#### TASK STATEMENT:
Locate the word "code" in the data below, then copy every line that holds it.

#### DATA:
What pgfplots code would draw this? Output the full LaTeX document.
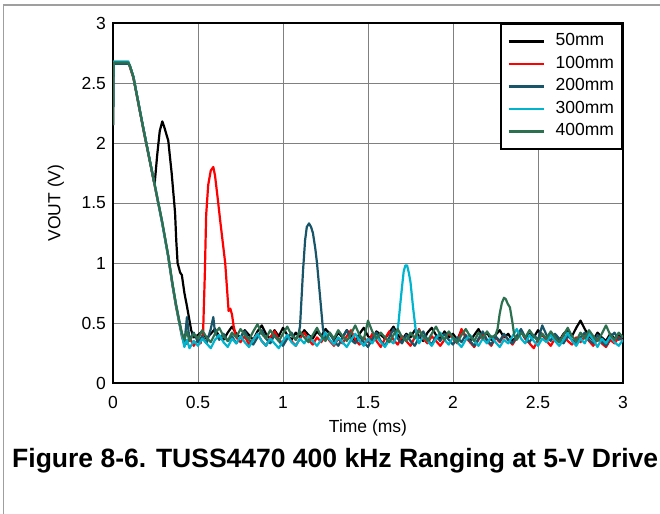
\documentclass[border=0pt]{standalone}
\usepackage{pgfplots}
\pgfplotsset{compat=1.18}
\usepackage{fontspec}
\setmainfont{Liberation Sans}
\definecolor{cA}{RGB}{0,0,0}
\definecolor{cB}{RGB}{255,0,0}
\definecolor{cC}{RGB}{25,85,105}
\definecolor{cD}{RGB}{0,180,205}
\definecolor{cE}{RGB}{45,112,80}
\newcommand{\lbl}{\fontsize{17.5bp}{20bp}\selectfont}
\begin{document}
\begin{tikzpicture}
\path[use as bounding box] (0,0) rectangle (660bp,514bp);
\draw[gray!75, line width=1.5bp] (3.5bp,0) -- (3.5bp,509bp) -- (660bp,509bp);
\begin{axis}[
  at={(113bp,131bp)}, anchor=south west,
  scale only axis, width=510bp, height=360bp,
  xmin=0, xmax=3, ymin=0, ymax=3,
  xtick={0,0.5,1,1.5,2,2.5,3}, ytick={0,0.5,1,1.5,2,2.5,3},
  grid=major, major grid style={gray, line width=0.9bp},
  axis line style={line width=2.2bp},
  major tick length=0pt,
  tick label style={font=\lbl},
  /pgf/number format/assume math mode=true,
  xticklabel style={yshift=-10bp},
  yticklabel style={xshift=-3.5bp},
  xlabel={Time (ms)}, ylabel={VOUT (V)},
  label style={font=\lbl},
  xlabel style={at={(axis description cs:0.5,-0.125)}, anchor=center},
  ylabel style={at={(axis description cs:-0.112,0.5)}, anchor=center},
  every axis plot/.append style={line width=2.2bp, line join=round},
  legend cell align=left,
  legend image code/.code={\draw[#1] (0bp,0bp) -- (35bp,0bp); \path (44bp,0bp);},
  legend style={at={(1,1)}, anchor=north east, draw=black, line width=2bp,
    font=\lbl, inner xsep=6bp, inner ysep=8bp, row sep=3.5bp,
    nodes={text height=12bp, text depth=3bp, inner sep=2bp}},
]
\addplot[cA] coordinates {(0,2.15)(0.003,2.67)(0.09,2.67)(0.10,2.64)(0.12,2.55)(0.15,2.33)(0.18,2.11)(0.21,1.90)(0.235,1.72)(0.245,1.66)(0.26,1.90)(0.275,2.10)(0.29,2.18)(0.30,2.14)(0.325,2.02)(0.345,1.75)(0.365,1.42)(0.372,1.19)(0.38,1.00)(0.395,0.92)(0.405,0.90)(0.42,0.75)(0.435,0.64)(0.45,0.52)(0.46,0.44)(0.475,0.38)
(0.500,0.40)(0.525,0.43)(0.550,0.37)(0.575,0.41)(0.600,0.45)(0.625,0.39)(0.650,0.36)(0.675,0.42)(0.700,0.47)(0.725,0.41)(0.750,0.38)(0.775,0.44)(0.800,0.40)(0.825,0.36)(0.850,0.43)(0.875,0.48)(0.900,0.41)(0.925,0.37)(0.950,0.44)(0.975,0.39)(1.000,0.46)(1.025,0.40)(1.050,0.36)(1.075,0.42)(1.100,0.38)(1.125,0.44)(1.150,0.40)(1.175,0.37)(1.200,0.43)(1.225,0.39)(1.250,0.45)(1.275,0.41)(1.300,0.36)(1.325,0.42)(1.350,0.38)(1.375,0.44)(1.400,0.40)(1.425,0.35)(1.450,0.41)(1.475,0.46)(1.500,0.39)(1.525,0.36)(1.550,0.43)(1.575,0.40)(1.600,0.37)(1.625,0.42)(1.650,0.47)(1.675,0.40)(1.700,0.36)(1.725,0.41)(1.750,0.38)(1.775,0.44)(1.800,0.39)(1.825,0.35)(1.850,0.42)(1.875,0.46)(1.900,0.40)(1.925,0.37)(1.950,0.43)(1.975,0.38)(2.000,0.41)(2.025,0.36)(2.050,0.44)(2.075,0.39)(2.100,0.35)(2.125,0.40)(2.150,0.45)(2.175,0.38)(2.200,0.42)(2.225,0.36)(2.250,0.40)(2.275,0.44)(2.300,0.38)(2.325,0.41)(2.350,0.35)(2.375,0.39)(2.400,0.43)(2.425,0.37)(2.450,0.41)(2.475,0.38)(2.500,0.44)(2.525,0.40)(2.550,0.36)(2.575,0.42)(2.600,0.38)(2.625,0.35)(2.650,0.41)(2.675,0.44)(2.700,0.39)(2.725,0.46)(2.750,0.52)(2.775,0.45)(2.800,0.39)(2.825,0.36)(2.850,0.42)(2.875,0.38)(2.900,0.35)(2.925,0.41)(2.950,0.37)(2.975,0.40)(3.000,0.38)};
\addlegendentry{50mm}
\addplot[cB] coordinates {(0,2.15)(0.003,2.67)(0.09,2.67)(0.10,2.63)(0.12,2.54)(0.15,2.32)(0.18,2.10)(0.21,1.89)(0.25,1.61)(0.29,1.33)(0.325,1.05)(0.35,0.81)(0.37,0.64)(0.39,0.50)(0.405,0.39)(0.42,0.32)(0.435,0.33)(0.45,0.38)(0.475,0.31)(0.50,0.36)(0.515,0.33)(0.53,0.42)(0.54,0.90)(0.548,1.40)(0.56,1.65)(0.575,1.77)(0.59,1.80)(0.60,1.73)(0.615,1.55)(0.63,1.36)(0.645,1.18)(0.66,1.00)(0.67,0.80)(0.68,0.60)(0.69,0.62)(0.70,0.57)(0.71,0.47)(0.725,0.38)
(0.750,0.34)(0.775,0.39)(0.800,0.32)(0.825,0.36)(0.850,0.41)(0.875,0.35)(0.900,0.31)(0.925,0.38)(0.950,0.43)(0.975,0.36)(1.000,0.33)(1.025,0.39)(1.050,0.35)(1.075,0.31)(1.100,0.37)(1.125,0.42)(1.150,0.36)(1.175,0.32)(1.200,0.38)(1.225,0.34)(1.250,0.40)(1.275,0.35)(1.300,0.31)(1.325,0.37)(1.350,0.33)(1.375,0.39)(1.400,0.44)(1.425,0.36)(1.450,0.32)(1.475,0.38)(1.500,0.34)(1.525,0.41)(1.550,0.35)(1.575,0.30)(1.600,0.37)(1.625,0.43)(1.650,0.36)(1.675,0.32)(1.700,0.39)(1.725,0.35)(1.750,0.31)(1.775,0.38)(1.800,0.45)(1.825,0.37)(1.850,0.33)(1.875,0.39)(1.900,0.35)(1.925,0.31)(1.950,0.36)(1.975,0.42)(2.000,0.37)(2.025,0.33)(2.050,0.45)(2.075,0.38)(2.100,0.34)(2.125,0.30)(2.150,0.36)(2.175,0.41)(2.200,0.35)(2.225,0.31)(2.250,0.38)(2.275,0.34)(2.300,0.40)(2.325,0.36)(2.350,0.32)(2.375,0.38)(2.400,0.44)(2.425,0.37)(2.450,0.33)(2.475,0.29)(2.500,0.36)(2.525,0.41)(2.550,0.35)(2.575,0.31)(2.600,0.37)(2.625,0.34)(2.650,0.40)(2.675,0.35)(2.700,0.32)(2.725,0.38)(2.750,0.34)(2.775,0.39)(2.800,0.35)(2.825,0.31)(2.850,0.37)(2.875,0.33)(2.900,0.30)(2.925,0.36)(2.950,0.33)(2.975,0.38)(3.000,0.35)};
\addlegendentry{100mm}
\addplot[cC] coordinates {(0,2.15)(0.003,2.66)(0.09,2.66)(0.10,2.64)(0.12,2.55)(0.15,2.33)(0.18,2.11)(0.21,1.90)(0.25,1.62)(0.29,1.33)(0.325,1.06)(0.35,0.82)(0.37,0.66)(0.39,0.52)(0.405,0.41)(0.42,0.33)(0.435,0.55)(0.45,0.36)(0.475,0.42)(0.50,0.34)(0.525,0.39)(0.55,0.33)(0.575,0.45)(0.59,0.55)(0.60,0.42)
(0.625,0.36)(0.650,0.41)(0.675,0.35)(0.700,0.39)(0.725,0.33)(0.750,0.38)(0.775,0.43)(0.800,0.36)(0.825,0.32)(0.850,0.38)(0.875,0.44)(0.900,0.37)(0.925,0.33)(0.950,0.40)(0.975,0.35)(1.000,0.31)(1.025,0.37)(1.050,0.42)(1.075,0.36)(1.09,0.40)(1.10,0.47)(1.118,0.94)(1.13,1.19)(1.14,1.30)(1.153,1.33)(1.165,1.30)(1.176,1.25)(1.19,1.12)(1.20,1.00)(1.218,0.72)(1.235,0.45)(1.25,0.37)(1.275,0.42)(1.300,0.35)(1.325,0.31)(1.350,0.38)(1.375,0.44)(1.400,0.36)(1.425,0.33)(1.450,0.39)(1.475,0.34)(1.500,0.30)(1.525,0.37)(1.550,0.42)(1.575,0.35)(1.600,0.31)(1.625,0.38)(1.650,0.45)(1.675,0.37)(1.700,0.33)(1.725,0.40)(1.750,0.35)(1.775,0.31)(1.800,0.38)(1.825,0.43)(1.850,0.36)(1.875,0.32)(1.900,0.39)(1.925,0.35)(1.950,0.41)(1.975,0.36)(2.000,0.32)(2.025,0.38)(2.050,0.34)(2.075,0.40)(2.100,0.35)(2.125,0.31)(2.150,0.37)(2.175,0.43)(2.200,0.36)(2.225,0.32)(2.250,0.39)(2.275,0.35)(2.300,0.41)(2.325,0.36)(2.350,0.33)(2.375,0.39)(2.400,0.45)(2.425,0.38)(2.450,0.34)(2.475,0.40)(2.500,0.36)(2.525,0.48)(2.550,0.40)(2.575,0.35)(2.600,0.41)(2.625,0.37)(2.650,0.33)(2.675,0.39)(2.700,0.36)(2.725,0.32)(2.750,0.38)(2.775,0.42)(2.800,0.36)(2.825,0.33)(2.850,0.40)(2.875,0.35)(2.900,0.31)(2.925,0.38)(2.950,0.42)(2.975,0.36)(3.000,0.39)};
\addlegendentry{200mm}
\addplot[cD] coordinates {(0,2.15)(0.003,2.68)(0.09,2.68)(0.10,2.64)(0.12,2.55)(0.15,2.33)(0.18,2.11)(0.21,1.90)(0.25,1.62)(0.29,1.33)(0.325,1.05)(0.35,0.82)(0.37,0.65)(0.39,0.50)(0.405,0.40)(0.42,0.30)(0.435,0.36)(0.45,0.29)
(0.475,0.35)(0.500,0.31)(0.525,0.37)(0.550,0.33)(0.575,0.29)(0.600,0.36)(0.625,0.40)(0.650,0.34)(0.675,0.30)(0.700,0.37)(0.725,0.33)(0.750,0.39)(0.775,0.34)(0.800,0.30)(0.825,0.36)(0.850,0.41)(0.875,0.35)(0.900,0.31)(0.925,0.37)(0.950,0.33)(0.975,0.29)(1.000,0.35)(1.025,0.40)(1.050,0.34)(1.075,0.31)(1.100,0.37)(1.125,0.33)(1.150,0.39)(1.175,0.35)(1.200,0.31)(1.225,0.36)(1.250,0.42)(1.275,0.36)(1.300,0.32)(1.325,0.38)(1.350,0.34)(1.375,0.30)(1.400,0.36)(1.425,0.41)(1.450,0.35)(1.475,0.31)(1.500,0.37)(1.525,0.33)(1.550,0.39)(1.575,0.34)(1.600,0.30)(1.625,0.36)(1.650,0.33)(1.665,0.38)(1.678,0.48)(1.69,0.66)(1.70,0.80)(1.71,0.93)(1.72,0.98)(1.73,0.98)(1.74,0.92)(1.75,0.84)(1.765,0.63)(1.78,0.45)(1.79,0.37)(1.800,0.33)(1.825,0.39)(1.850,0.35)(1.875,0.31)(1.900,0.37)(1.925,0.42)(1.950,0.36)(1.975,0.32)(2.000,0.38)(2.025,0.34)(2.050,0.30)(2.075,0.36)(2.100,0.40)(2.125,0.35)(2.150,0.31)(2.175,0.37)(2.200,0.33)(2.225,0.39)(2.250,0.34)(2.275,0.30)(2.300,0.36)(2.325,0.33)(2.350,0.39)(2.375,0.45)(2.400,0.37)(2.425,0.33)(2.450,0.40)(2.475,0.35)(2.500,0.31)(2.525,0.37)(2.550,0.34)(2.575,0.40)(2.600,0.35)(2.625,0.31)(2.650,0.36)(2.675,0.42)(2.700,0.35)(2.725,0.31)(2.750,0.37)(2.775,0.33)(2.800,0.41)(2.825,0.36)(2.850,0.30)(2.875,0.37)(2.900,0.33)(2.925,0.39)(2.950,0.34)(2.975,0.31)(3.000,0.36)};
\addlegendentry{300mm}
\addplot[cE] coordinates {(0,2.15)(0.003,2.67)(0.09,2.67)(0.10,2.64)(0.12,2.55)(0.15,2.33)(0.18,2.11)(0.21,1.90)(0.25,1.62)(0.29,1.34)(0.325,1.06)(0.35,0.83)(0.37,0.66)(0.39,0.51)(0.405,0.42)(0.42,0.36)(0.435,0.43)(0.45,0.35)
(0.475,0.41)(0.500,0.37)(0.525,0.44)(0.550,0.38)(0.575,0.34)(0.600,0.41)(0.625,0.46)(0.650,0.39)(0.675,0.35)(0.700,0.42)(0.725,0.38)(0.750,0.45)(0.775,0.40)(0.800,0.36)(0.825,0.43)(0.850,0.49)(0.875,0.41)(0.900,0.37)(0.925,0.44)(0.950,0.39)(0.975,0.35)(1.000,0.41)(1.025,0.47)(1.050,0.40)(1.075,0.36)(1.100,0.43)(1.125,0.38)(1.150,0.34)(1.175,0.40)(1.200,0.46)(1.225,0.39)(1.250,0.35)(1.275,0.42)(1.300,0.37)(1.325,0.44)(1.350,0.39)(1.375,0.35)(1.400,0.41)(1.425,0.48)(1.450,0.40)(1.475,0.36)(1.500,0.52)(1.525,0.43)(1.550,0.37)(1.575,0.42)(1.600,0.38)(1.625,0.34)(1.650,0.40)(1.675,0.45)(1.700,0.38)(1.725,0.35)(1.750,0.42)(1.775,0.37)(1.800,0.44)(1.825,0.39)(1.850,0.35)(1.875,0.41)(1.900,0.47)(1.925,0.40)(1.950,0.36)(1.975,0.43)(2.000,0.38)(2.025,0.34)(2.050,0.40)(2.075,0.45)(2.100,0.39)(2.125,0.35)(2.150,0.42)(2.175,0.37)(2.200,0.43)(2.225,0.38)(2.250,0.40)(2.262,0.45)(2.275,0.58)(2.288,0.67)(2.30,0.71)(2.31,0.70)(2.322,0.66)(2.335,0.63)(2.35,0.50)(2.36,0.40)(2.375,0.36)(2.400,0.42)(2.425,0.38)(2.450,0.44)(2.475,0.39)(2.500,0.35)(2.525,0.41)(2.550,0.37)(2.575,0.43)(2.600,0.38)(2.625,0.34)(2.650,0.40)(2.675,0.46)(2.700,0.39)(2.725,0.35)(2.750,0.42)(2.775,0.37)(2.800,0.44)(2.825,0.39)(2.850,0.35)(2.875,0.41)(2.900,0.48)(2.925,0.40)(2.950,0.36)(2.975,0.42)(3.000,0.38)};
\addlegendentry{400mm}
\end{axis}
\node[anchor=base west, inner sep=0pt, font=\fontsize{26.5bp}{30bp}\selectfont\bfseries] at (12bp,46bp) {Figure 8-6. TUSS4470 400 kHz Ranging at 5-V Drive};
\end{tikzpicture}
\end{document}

#### ANSWER IN FULL:
What pgfplots code would draw this? Output the full LaTeX document.
  legend image code/.code={\draw[#1] (0bp,0bp) -- (35bp,0bp); \path (44bp,0bp);},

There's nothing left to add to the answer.